Shaped by Culture of Shaped by Christ

Every generation is formed by the culture it lives in—often more than it realizes. Looking back, it’s easy to see how norms shift. Elvis was 24 when he met 14‑year‑old Priscilla. Even into the 70s and early 80s, relationships with wide age gaps—some involving minors—were not viewed with the same moral clarity we have today. Many of us remember thinking it was odd, but not necessarily wrong. That’s the power of culture. It shapes what feels normal.
Culture changes. It always has.
But something deeper has shifted in the last century—something far more significant than changing social norms. For most of human history, including biblical times, behavior was behavior. Choices were choices. Actions were actions. They did not define a person’s identity.
Yet between the late 1800s and mid‑1900s, a new idea began to take root. Thinkers like Freud, Nietzsche, Rousseau, and Marx taught that the “true self” is found inside—within desires, impulses, and feelings. Slowly, culture embraced a new creed:
“What I feel is who I am.”
This is a radical break from Scripture’s understanding of the human person.

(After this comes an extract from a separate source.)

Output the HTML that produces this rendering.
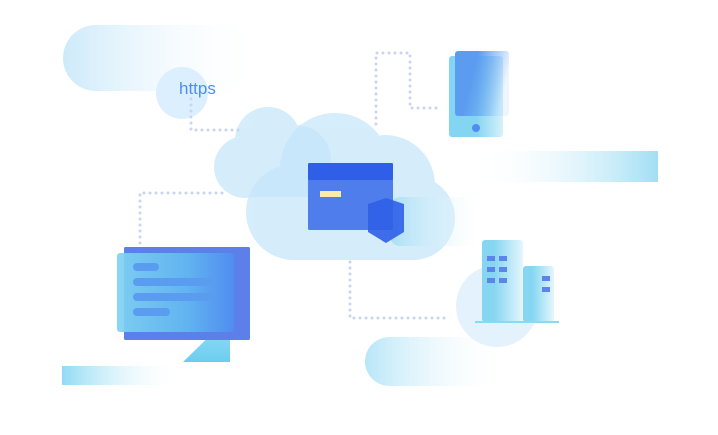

1. Modern Culture Treats Desire as Identity
Today the message is everywhere:
My desires define me.
My behavior expresses my true self.
My feelings reveal my identity.
Sexual desire becomes sexual identity.
Political behavior becomes political identity.
Consumer choices become lifestyle identity.
Even hobbies become identity statements.
This is a massive shift from how humanity has thought for thousands of years.
But Scripture warned us that a time would come when the foundations of morality, identity, and truth would be inverted:
“This know also, that in the last days perilous times shall come.
For men shall be lovers of their own selves…
lovers of pleasures more than lovers of God…
having a form of godliness, but denying the power thereof.”
— 2 Timothy 3:1–5
We are watching this unfold.
A culture that elevates desire to identity will inevitably redefine morality.
A culture that treats feelings as truth will eventually lose truth altogether.

Think About It
Culture is loud.
Culture is persuasive.
Culture is constantly shifting.
But Christ is steady.
The question for every believer is simple:
Will I be shaped by the culture around me,
or by the Christ within me?
Identity is not discovered by looking inward at our desires.
Identity is received by looking upward to our Creator.

Walk in truth and clarity today according to God’s Word NOT culture.